───── Extracted entries ─────

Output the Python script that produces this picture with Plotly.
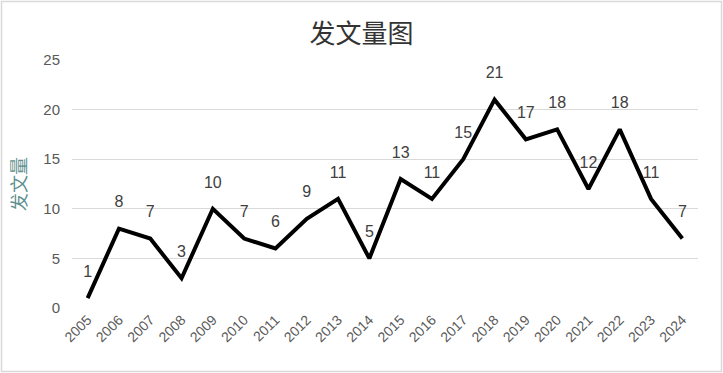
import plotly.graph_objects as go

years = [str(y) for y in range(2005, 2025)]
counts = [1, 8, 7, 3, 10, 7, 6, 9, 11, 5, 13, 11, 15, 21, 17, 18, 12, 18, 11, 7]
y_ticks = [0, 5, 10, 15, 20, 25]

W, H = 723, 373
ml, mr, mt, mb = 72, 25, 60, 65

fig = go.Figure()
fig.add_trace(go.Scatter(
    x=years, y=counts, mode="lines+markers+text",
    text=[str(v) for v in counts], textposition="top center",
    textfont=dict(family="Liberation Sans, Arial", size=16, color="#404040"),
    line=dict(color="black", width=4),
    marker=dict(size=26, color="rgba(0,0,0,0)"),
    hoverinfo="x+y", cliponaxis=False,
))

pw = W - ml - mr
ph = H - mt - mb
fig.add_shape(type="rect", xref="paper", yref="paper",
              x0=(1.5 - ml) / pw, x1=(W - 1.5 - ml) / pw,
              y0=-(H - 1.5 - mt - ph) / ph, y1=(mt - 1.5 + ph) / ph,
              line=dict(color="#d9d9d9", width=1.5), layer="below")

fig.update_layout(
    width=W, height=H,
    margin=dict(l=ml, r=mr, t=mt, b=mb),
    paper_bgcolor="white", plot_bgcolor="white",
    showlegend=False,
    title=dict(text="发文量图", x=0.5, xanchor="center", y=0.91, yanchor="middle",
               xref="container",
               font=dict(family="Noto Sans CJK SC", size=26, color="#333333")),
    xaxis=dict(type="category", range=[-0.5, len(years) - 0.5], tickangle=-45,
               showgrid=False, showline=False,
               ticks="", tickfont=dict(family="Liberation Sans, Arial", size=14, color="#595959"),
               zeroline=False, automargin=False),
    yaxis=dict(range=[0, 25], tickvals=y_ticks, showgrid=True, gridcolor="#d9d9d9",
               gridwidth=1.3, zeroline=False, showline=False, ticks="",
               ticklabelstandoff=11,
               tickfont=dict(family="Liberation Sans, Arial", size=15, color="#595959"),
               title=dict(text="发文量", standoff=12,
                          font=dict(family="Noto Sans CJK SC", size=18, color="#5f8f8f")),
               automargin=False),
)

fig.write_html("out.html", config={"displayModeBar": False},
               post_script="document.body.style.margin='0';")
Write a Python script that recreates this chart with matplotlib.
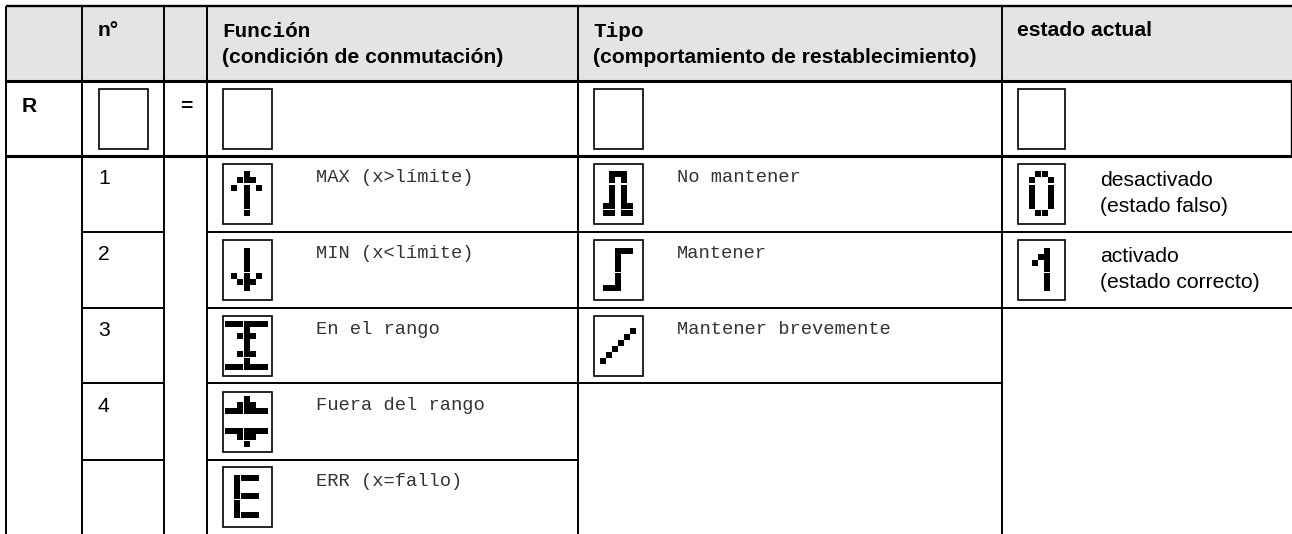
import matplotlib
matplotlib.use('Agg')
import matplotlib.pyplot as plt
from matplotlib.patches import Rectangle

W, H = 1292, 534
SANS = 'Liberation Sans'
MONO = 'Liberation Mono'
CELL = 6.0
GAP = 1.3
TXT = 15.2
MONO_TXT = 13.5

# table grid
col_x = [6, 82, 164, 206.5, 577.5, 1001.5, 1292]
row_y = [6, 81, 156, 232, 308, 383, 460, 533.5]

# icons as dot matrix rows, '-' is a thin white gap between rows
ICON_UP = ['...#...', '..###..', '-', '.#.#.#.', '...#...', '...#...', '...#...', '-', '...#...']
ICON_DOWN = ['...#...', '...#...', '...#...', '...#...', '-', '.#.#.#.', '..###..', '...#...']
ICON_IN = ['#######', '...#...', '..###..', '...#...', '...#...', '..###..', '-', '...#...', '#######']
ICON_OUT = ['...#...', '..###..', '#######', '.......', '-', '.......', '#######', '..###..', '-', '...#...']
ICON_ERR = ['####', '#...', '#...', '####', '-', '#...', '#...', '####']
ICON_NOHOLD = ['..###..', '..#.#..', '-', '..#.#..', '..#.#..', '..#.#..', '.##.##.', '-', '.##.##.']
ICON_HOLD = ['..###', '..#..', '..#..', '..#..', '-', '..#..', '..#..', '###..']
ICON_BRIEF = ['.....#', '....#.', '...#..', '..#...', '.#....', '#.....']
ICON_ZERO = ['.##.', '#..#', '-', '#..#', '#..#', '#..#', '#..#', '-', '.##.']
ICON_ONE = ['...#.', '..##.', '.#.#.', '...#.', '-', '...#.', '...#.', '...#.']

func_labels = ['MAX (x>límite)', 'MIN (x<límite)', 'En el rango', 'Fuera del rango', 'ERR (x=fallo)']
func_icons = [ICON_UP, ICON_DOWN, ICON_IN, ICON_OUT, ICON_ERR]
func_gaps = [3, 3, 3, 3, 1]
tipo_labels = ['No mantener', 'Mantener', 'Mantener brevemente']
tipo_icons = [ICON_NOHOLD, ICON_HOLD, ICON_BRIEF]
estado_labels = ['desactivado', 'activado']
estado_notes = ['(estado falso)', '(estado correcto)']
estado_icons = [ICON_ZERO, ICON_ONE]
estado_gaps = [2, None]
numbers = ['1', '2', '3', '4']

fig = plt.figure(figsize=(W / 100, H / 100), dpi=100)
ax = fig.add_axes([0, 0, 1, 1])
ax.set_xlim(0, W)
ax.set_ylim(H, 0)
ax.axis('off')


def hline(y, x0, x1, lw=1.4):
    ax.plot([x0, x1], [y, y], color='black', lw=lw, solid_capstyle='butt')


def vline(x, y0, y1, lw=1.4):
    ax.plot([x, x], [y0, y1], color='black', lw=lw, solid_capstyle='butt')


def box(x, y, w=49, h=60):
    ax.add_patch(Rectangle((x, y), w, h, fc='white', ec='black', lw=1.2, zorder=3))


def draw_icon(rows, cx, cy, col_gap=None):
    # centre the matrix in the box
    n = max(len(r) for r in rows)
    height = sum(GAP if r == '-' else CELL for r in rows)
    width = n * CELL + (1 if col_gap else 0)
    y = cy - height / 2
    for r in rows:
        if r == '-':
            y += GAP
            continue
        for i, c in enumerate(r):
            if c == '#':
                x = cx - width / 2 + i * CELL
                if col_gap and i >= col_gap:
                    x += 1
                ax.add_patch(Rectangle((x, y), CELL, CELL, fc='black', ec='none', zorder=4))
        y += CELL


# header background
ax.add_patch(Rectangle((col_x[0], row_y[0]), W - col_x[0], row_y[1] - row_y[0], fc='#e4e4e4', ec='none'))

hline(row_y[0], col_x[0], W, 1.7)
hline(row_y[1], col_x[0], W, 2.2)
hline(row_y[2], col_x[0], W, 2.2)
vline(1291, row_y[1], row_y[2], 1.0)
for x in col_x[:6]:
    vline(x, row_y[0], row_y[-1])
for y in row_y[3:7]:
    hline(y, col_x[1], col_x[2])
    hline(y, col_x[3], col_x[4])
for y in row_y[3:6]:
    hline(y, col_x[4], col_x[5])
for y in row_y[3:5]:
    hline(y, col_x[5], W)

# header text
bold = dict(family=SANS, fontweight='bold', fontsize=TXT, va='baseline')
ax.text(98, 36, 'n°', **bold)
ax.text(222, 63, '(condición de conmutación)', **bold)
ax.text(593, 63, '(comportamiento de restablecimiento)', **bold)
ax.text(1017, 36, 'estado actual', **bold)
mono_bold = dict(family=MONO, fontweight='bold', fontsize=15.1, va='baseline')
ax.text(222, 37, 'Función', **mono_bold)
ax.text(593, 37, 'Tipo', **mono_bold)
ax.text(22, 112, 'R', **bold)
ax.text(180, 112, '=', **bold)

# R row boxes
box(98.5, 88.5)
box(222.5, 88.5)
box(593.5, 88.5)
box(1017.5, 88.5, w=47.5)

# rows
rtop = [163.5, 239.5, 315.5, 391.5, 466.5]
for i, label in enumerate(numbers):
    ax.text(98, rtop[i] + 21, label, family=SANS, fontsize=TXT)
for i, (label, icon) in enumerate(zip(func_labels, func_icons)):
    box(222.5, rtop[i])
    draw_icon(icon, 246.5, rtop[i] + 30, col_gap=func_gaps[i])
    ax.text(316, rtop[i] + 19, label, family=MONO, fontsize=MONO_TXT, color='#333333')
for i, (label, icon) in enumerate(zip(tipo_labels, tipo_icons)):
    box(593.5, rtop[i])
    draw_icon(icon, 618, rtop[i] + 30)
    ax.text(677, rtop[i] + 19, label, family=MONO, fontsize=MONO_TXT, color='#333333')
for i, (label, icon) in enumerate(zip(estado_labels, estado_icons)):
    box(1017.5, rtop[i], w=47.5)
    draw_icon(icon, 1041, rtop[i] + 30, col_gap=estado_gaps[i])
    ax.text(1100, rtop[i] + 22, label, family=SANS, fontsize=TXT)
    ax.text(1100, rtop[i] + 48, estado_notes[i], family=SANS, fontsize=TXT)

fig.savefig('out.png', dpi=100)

─────

Going back to the data above, write out everything from the line with "Write a Python" down to the line with "row_y = [6, 81, 156, 232, 308, 383, 460, 533.5]", both included, leaving every picture out.

Write a Python script that recreates this chart with matplotlib.
import matplotlib
matplotlib.use('Agg')
import matplotlib.pyplot as plt
from matplotlib.patches import Rectangle

W, H = 1292, 534
SANS = 'Liberation Sans'
MONO = 'Liberation Mono'
CELL = 6.0
GAP = 1.3
TXT = 15.2
MONO_TXT = 13.5

# table grid
col_x = [6, 82, 164, 206.5, 577.5, 1001.5, 1292]
row_y = [6, 81, 156, 232, 308, 383, 460, 533.5]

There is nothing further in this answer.